Wage bills, manufacturing, raw material and warehouse rental costs have all gone up for Herb UK in the last year.
Plus the firm has seen shipping costs on 40ft containers increase from £4,000 to £10,000 – and Raoul says he is starting to feel squeezed.
He says he has already seen huge resistance from retailers when he suggests he might need to pass on some of those higher costs.
“Obviously we need time to assess exactly how much this [new plan] will reduce our bills by… But in the current extremely challenging economic conditions any assistance is very welcome,” he says.
‘It’s not enough’
“It’s not enough,” says Adrian Hanrahan, calling for further support for manufacturers.
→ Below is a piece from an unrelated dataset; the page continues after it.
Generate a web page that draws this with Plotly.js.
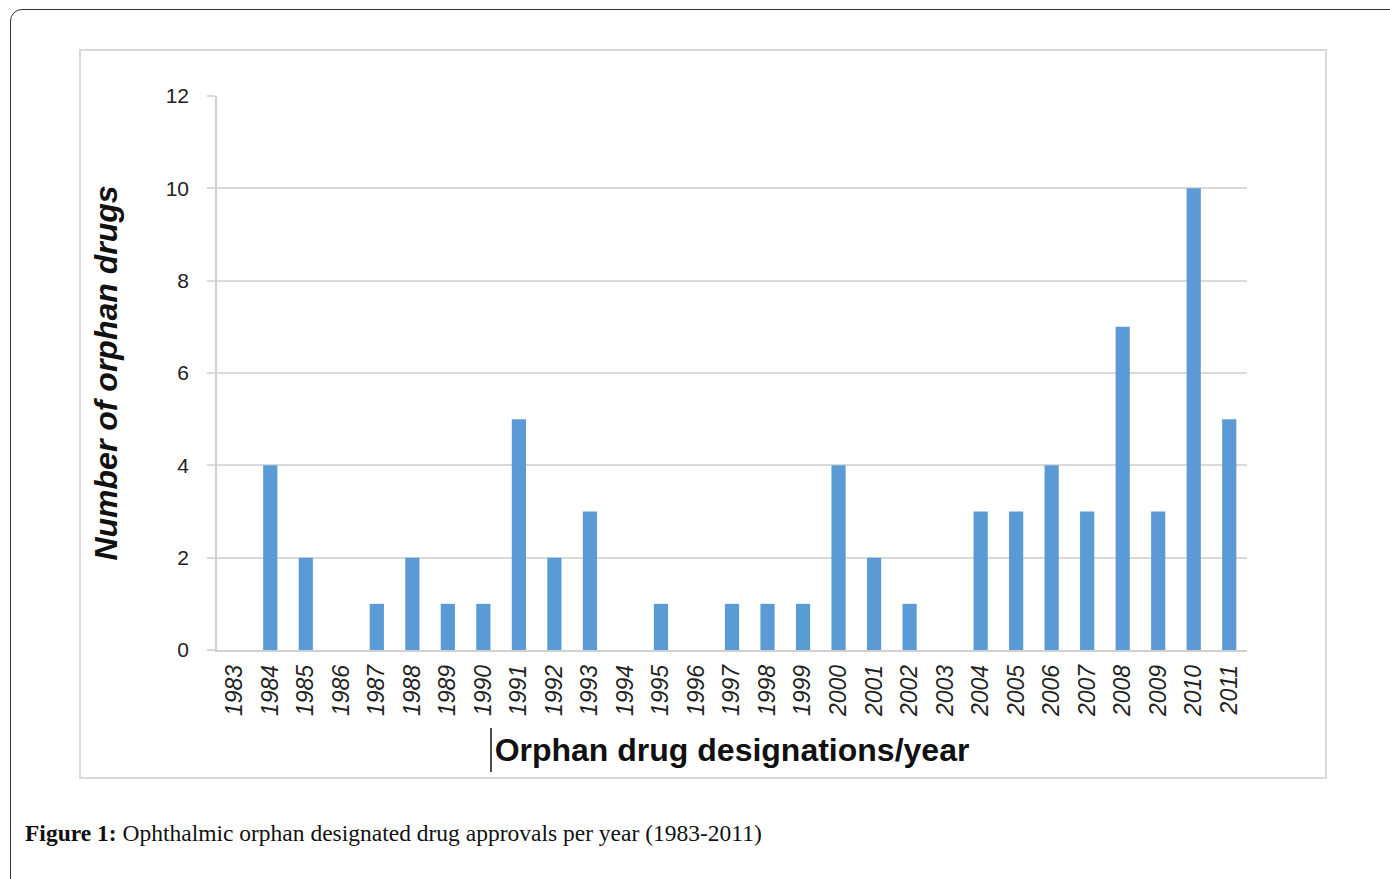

He is the managing director of Robinson Brothers, a chemicals producer based in West Bromwich.
Under the new plans, high-intensive energy users, such as those in glass, steel and ceramics, will be eligible for higher discounts on their bills.
Although Make UK, the manufacturing trade body, said the announcement was a “welcome move”, Adrian does not believe his firm qualifies for the extra assistance.
“Our energy bill went from £1.9m… to £3.4m last year,” he says, adding it is “set to get higher without the government help”.
“It is detrimental for our size of business – we only have one pot of money and most of that is being used for day-to-day costs, redirecting our money from investing, to survival.”
He also questioned how effective the new scheme would be for UK companies more broadly.
‘Not seeing changes in bills just yet’
“At times we have to close pubs at certain parts of the day because it’s just not worth it, given the increases in energy costs we’re having to pay,” says Clive Watson, chairman of the City Pub Group.
The group currently has more than 40 pubs located across England and Wales. But he says rising energy bills are holding it back from pursuing its expansion plans.
“It’s great that energy prices are slowing down, but that’s just not coming through in the bills, just yet,” he says.
On Monday, the Treasury also confirmed that Chancellor Jeremy Hunt had written to the energy watchdog, Ofgem, to complain about firms that were not passing on discounts to customers.
Despite that, Clive suggests that confidence will not return “until we see bills at the levels we saw them at last year”.
Wholesale gas prices are now below the level they were before Russia’s invasion of Ukraine, but still three to four times higher than their long-term average.
But Clive says that looking ahead to 2023, he remains “cautious”.
“My long-term planning is on hold because of the short-term risks,” he adds.